The mobile cloud will be the battleground where the interests of carriers, mobile device makers and Internet-based companies come crashing together

April 26, 2012

3 Min Read
Mobile Cloud Will Change Your Life

What a difference a year makes. A year ago many critics were still talking about the "cloud" as if it were a massive amount of hype.

That has changed completely – no one dismisses the cloud any more.

At the same time, what has dawned on the information industry – IT and telecom – is the realization that the cloud is really going to be accessed overwhelmingly from mobile devices. Yes, that means what is really critical is the mobile cloud.

The new Heavy Reading study, "The Mobile Cloud: Ready or Not, Here It Comes," provides a strategic overview of why and how the mobile cloud is going to develop at an ever-accelerating rate, and the implications that development will have on the telecom and IT industries.

Make no mistake – those implications are enormous. The mobile cloud is going to be the battleground on which the interests of a stunning list of powerful companies and industry segments come crashing together. These include not only the giant carriers (Verizon, AT&T) and mobile device makers (Apple, Samsung), but also a full contingent of Internet-based companies and software giants (Google, Amazon, Microsoft, Facebook and more).

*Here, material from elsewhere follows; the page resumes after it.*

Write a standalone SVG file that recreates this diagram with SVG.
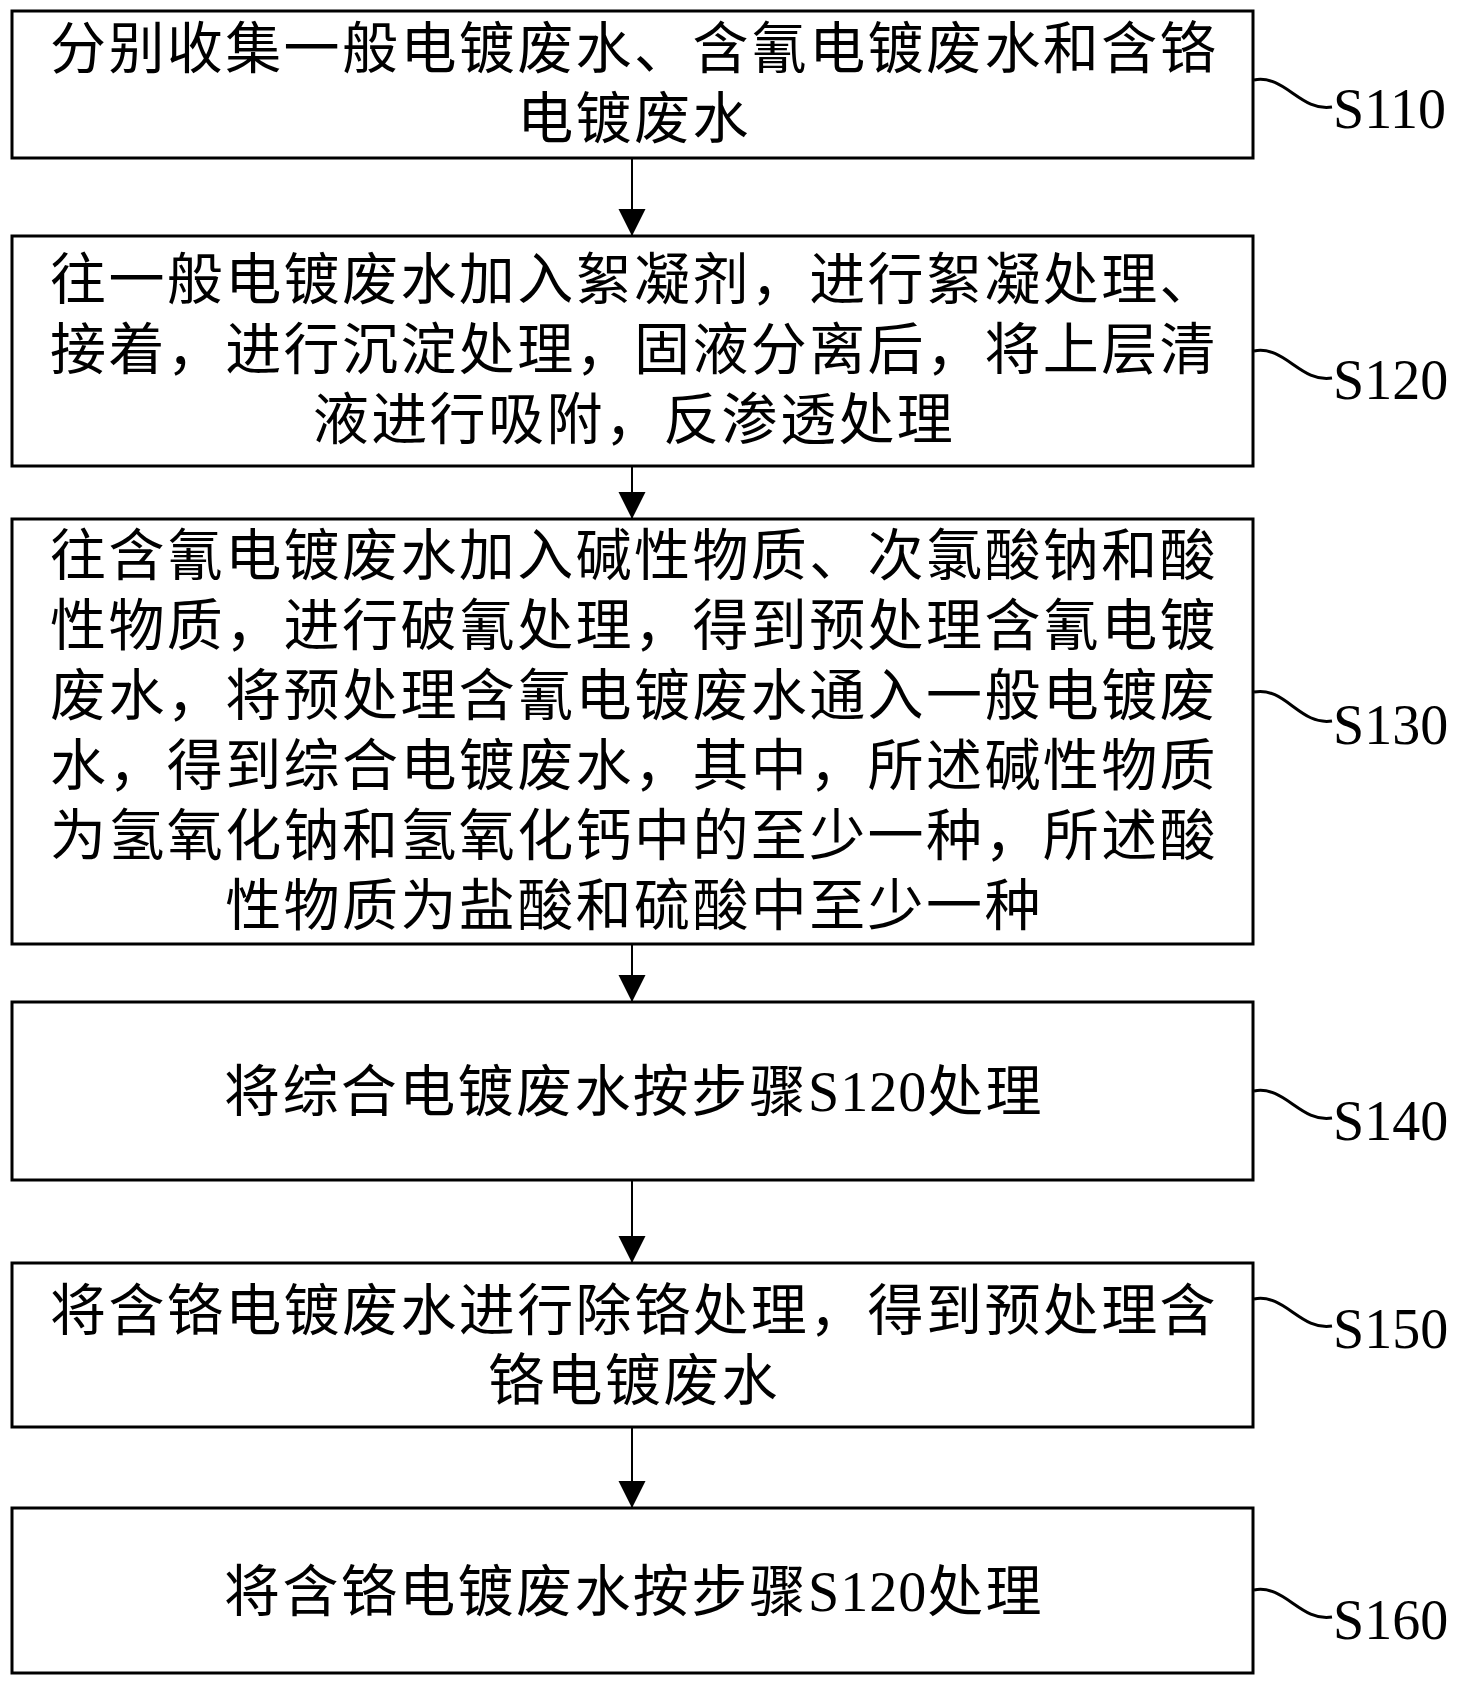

At least six key factors are driving the mobile cloud and this inevitable conflict.

  1. Mobile broadband. With the surging growth of mobile broadband, broadband has decisively become a mobile phenomenon, causing all parties to scramble for mobile strategies.

  2. A coming traffic deluge. This deluge is massively greater than the industry is forecasting, or seems willing to even address; the telecom industry appears to be in a state of denial about the true outlook for mobile data growth.

  3. The unstoppable evolution of mobile devices. Mobile device evolution is being fueled by profits. The device industry has a ton of money to spend and its financial muscle dwarfs that of the carriers or any other parties that try to stand in its way.

  4. The advancement toward 4G networks, and beyond. LTE is on the way and will further propel the growth of demand.

  5. The exploding applications world. Apps are increasingly being designed with an eye toward relying on a cloud.

  6. User empowerment. This is an uncontrollable wild card, changing the relationship between users and providers at every level.



These drivers will propel the mobile cloud to overwhelm cloud computing in a few short years. Everything from the simplest personal clouds to enterprise software will be caught up in this monumental development.

User expectations are going to combine with competitive strategies of a wide range of players to accelerate the development of the mobile cloud. Today users increasingly have multiple devices – largely multiple wireless devices. They have high expectations as to service enablement, as shown in studies from a broad range of sources, such as comScore.

It is already clear that user expectations as to the usefulness of their devices cannot be met without a wide range of cloud offerings and capabilities.

Meanwhile the incentives for the Web-based companies that are increasingly invading telecom – think Apple, Google, Microsoft – are to expand cloud capabilities as fast as possible. This is confirmed by announcements of the iCloud (Apple – October 2011); Google Drive (Google – April 2012); and the upcoming announcement of the integration of Cloud Drive into Windows 8 (Microsoft – due by late 2012).

The mobile cloud is complex, with many facets. It is filled with opportunity and risk. But it is the future – ready or not.